Entscheidend ist, was in den pazifistischen Presserklärungen, Interviews und Reden gegen den Krieg fehlt. In der Stellungnahme des Geschäftsführers der Linkspartei, Dietmar Bartsch, wird zwar die »Freilassung der israelischen Soldaten« gefordert, das Hauptaugenmerk richtet sich aber auf »die von den Kriegshandlungen vor allem betroffene Zivilbevölkerung im Südlibanon«. Die Situation der Zivilbevölkerung im Norden Israels kommt schlicht nicht vor.
Der außenpolitische Sprecher der Linkspartei, Wolfgang Gehrcke, reiste mit einer Delegation der Europäischen Linken in den Libanon, um dort unter anderem Gespräche mit der Hizbollah zu führen. Von der Bundesregierung seien solche Gespräche offiziell abgelehnt worden. »Aber wer einen Waffenstillstand will, muss mit den Konfliktparteien reden. Von der Hizbollah ist das bejaht worden«, sagte Gehrcke in einem Interview mit der Süddeutschen Zeitung.
Was Gehrcke von seinen Besuchen in »den Krankenhäusern, bei den verwundeten und verstümmelten Menschen, in den Flüchtlingslagern und zerstörten Stadtvierteln« berichtet, liefert ein erschütterndes Bild und zeigt das moralische Problem eindeutiger Parteinahmen. Wie aber eine Verhandlungslösung mit der Hizbollah erreicht werden soll, deren Ziel die Vernichtung Israels ist, weiß auch Gehrcke nicht. Dass eine Delegation der Europäischen Linken demnächst eine Solidaritätsreise nach Haifa antritt, ist auch nicht zu erwarten. Schließlich trägt eine Erklärung den Titel: »Israel stoppen, Frieden erringen!« Äußerst fragwürdig sind die bisherigen Stellungnahmen führender Politiker der Linkspartei zudem, weil sie die Qualität der antisemitischen Hasstiraden der Hamas, der Hizbollah und des Islamischen J ihads vollständig ignorieren.

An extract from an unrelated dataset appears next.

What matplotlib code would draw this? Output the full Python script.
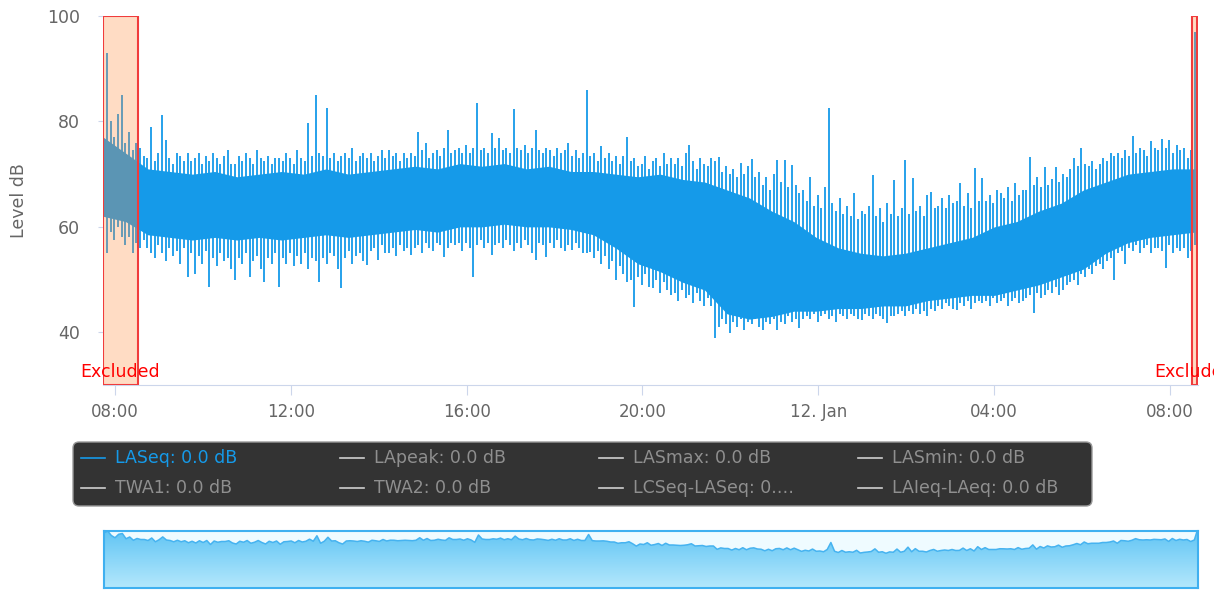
import numpy as np
import pandas as pd
import matplotlib
matplotlib.use("Agg")
import matplotlib.pyplot as plt
import matplotlib.dates as mdates
from matplotlib.patches import FancyBboxPatch
from matplotlib.colors import LinearSegmentedColormap
from matplotlib.transforms import Bbox

# LASeq extremes, one pair every 5 min starting 11 Jan 07:44 (one row = 1 hour)
t_start = "2024-01-11 07:44"
lev_hi = [86, 93, 80, 77, 81.5, 85, 76, 78, 74.5, 76, 75, 73.5,
          73, 79, 72.5, 74, 81.2, 76.5, 73, 72, 74, 73.5, 72.5, 74,
          72.5, 73, 74, 72, 73.5, 72.5, 74, 73, 72, 73.5, 74.5, 72,
          72, 73.5, 72.5, 74, 73, 72, 74.5, 73, 72.5, 73.5, 72, 73,
          73, 72.5, 74, 73, 72, 74.5, 73, 72.5, 79.7, 73.5, 85, 74,
          73.5, 82.5, 73, 74, 72.5, 73.5, 74, 73, 75, 72.5, 73.5, 74,
          73, 74, 72.5, 73.5, 74.5, 73, 74.6, 73.5, 74, 72.5, 74, 73,
          74, 73.5, 78, 74.5, 76, 73, 74, 74.5, 73.5, 75, 78.4, 74,
          74.5, 75, 74, 75.5, 74, 75, 83.5, 74.5, 75, 74, 77.8, 75,
          76.8, 74.5, 75, 74, 82.3, 75, 74.5, 75.5, 74, 75, 78.4, 74.5,
          74, 75, 74.5, 73.5, 75, 74, 74.5, 76, 73.5, 74.5, 73, 74,
          86, 73.5, 74, 72.5, 75.3, 73, 74, 72.5, 73.4, 72, 73.5, 77,
          72.5, 73, 71.5, 72, 73.5, 71, 72.5, 73, 71.5, 74, 72, 73,
          72, 73, 71.5, 74, 75.5, 72.5, 71, 73, 72, 71.5, 73, 72.5,
          73.2, 70.5, 71.5, 70, 71, 69.5, 72.1, 70, 71.5, 72.8, 69.5, 70.5,
          68, 69.5, 67, 70, 72.7, 68.5, 72.7, 67.5, 71.7, 68, 66.5, 67,
          65, 69.4, 64, 66, 63.5, 67.5, 82.5, 64.5, 63, 65.5, 62.5, 64,
          62, 66.4, 61.5, 63, 62.5, 64, 69.8, 62, 63.5, 61, 64.5, 62.5,
          68.9, 62, 63.5, 72.7, 62.5, 69.2, 63, 64, 62, 66, 66.6, 63.5,
          64, 65.5, 63.5, 66, 64.5, 65, 68.3, 64, 66.5, 63.5, 71.1, 65,
          69.2, 65, 66, 64.5, 67, 66.4, 65.5, 67.5, 65, 68.3, 66, 67,
          67, 73.2, 68, 69.5, 67.5, 71.3, 68, 69, 71.3, 68.5, 70, 69.5,
          71, 73, 71.5, 75, 72, 71.5, 72.5, 71, 72, 73, 72.5, 74,
          73.5, 74, 73, 74.5, 73.5, 77.2, 74, 75, 74.5, 73.5, 76.3, 75,
          74.5, 76.6, 75, 76.5, 74, 75.5, 74.5, 75, 73, 74.5, 97]
lev_lo = [58, 55, 59, 57.5, 60, 58, 56.5, 58, 55, 57, 56, 57.5,
          56, 55, 54, 56.5, 55, 53.5, 56, 54.5, 55.5, 53, 56, 50.5,
          55, 51, 54.5, 53, 55.5, 48.5, 54, 52.5, 55, 53.5, 54, 52,
          50, 54, 53, 55, 50.5, 53.5, 54.5, 52, 49.5, 54, 53, 55,
          48.5, 54, 53, 55, 52.5, 54.5, 53, 55, 52, 54, 53.5, 49.5,
          54, 53, 55, 54.5, 52, 48.4, 54, 55.5, 53, 54.5, 55, 53.5,
          52.7, 55.5, 56, 53.7, 56.5, 55, 55, 56, 54.5, 56.5, 55.5, 56,
          54.6, 56, 56.5, 55, 57, 56, 55.5, 57, 56.5, 54.2, 56, 57,
          56.5, 57, 55.5, 57, 56, 50.4, 56.5, 57.5, 56, 57, 54.6, 56.5,
          57, 56, 57.5, 56.5, 55.5, 57, 56, 57.5, 56.5, 55, 53.7, 57,
          56.5, 54.2, 57, 56, 57.5, 56, 55.5, 56.5, 55.6, 57, 56, 55,
          55, 55.2, 54, 55.5, 53, 54.5, 52, 53.5, 50, 52.5, 51, 49.5,
          50, 44.8, 50.5, 49, 51, 48.5, 48.4, 50, 47.5, 49.5, 48, 47,
          47.5, 46, 48, 46.5, 47, 45.5, 47.5, 46, 45, 46.5, 45, 38.9,
          41, 42.5, 41.5, 39.8, 42, 41, 42.5, 40.5, 42, 41.5, 42.5, 41,
          40.4, 42, 41.5, 42.5, 40.4, 42, 41.5, 43, 42, 42.5, 40.8, 42.5,
          43, 42.5, 43.5, 42, 43, 43.5, 42.5, 43, 42, 43.5, 43, 42.5,
          43.5, 43, 42.5, 42.3, 43.5, 43, 42.5, 43.5, 43, 42.5, 41.7, 43,
          43, 43.5, 44, 43, 44, 43.5, 44.5, 43.5, 44, 43, 44.5, 44,
          45, 44.5, 45.5, 45, 44.5, 44.2, 45.5, 45, 46, 44.5, 45.5, 46,
          45.5, 46, 45, 46.5, 45.5, 46, 46.5, 45, 46, 46.5, 45.5, 46,
          46.5, 47, 43.6, 47.5, 46.5, 47, 48, 47.5, 48.5, 47, 48, 49,
          49.5, 50, 49, 51, 50.5, 52, 51, 52.5, 53, 52, 53.5, 54,
          50, 55, 55.5, 53, 56, 55.5, 56.5, 55, 56, 56.5, 55, 56,
          56, 55.5, 52.2, 56.5, 55, 56, 55.5, 56, 54, 55.5, 56.5]

# dense part of the trace, about every 30 min over the same span
core_hi = [77, 74, 71, 70.5, 70, 70.5, 69.5, 70, 70.5, 70, 71, 70, 70.5,
           71, 71.5, 71, 72, 71.5, 72, 71, 71.5, 70.5, 70.5, 70, 69.5,
           70, 69, 68.5, 67, 65.5, 63, 61, 58, 56, 55, 54.5, 55, 56, 57,
           58, 60, 61, 63, 64.5, 67, 68.5, 70, 70.5, 71, 71]
core_lo = [62, 61, 58.5, 58, 57.5, 58, 57.5, 58, 57.5, 58, 58.5, 58, 58.5,
           59, 59.5, 59, 60, 60, 60.5, 60, 60, 59.5, 58.5, 56, 53, 51.5,
           49.5, 48, 43.5, 42.5, 43, 44, 44, 44.5, 44.5, 45, 45, 46, 46.5,
           47, 47, 48, 49, 50.5, 52, 55, 57, 58, 58.5, 59]

excluded = [("2024-01-11 07:44", "2024-01-11 08:31"),
            ("2024-01-12 08:30", "2024-01-12 08:37")]

yticks = [40, 60, 80, 100]
xtick_times = ["2024-01-11 08:00", "2024-01-11 12:00", "2024-01-11 16:00",
               "2024-01-11 20:00", "2024-01-12 00:00", "2024-01-12 04:00",
               "2024-01-12 08:00"]
xtick_labels = ["08:00", "12:00", "16:00", "20:00", "12. Jan", "04:00", "08:00"]
legend_labels = ["LASeq: 0.0 dB", "LApeak: 0.0 dB", "LASmax: 0.0 dB", "LASmin: 0.0 dB",
                 "TWA1: 0.0 dB", "TWA2: 0.0 dB", "LCSeq-LASeq: 0.\u2026", "LAIeq-LAeq: 0.0 dB"]

blue = "#159ae9"
axcol = "#ccd6eb"
txtcol = "#666666"

times = pd.date_range(t_start, periods=len(lev_hi), freq="5min")
core_times = pd.date_range(times[0], times[-1], periods=len(core_hi))
x0 = mdates.date2num(pd.Timestamp("2024-01-11 07:43:30"))
x1 = mdates.date2num(pd.Timestamp("2024-01-12 08:38:10"))

W, H = 1225, 592
fig = plt.figure(figsize=(W / 100, H / 100), dpi=100)

# main chart
ax = fig.add_axes([102.9 / W, 1 - 385 / H, 1095 / W, 369 / H])
ax.fill_between(core_times, core_lo, core_hi, color=blue, lw=0, zorder=2)
ax.vlines(times, lev_lo, lev_hi, color=blue, lw=1.3, zorder=3)
ax.set_xlim(x0, x1)
ax.set_ylim(30, 100)

for a, b in excluded:
    ax.axvspan(pd.Timestamp(a), pd.Timestamp(b), facecolor=(1, 0.55, 0.235, 0.3),
               edgecolor="#f03c3c", lw=1.5, zorder=5)
    mid = pd.Timestamp(a) + (pd.Timestamp(b) - pd.Timestamp(a)) / 2
    t = ax.text(mid, 31.5, "Excluded", color="red", ha="center", va="baseline",
                fontsize=12.5, zorder=6)
    # the right-hand label is cut at the chart edge, as in the original
    t.set_clip_path(None)
    t.set_clip_box(Bbox.from_extents(0, 0, 1214, H))
    t.set_clip_on(True)

for s in ["top", "right", "left"]:
    ax.spines[s].set_visible(False)
ax.spines["bottom"].set_color(axcol)
ax.set_yticks(yticks)
ax.set_xticks(mdates.date2num(pd.to_datetime(xtick_times)))
ax.set_xticklabels(xtick_labels)
ax.tick_params(axis="y", colors=axcol, labelcolor=txtcol, length=3.6, width=0.8,
               pad=13, labelsize=12.5)
ax.tick_params(axis="x", colors=axcol, labelcolor=txtcol, length=7.2, width=0.8,
               pad=6, labelsize=12)
ax.set_ylabel("Level dB", color=txtcol, fontsize=12.5)
ax.yaxis.set_label_coords(-75 / 1095, 0.5)

# navigator
nav = fig.add_axes([104 / W, 1 - 588 / H, 1094 / W, 57 / H])
nav_mid = (np.array(lev_hi) + np.array(lev_lo)) / 2
nav.set_facecolor("#effbff")
poly = nav.fill_between(times, 0, nav_mid, facecolor="none", lw=0)
cmap = LinearSegmentedColormap.from_list("nav", ["#62c5f4", "#b4e8fc"])
im = nav.imshow(np.linspace(0, 1, 100).reshape(-1, 1), cmap=cmap, aspect="auto",
                extent=(x0, x1, 17, 74), origin="upper", zorder=1)
im.set_clip_path(poly.get_paths()[0], transform=nav.transData)
nav.plot(times, nav_mid, color="#46b3f0", lw=1.1, zorder=2)
nav.set_xlim(mdates.date2num(times[0]), mdates.date2num(times[-1]))
nav.set_ylim(17, 74)
nav.set_xticks([])
nav.set_yticks([])
for s in nav.spines.values():
    s.set_color("#3fb0f0")
    s.set_linewidth(1.5)

# legend (pixel coordinates)
ov = fig.add_axes([0, 0, 1, 1])
ov.set_xlim(0, W)
ov.set_ylim(H, 0)
ov.axis("off")
ov.add_patch(FancyBboxPatch((73, 442), 1019, 64, boxstyle="round,pad=0,rounding_size=6",
                            facecolor="#333333", edgecolor="#9a9a9a", lw=1))
for i, lab in enumerate(legend_labels):
    col, row = i % 4, i // 4
    lx = 81 + col * 259
    ly = 458 + row * 30
    c_line = blue if i == 0 else "#cfcfcf"
    c_txt = blue if i == 0 else "#8f8f8f"
    ov.plot([lx, lx + 24], [ly, ly], color=c_line, lw=1.2)
    ov.text(lx + 34, ly, lab, color=c_txt, fontsize=12.5, va="center", ha="left")

fig.savefig("out.png", dpi=100)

»Der Schlüssel für den Frieden liegt in der Lösung der Palästinenserfrage«, gab die stellvertretende Fraktionsvorsitzende der Linkspartei, Monika Knoche, im Anschluss an die zweite Sondersitzung des Auswärtigen Ausschusses zum Nahostkonflikt zu Protokoll. In alter antiimperialistischer Rhetorik verkennt die Forderung nach einem palästinensischen Staat, dass das Ziel der Feinde Israels nicht die territoriale Sicherheit, sondern die Vernichtung des jüdischen Staats ist.
Knoches weitere Forderung nach einer »Schlüsselrolle« Kofi Annans stimmt angesichts der historischen Erfahrung mit der Uno ohnehin misstrauisch. »Israel verlangt von seinen Nachbarn, Uno-Resolutionen strikt umzusetzen, ohne selbst entsprechende Resolutionen oder den Atomwaffensperrvertrag zu respek­tieren«, teilte Lafontaine mit. Doch hätte Israel alle seit dem Jahr 1947 beschlossenen UN-Resolutionen als bindend betrachtet, bestünde der Staat wahrscheinlich gar nicht mehr.
Dass eine Partei, deren Programm antimilitaristisch ist, den Ruf nach Frieden unterstützt und auch die »Kollateralschäden« des Krieges verurteilt, kann nicht überraschen. Viele Statements der Linkspartei klingen derzeit aber so, als seien sie bloß aus den Verlautbarungen zur Zeit der ersten Intifada abgeschrieben. Daran wird sich wohl so schnell nichts ändern.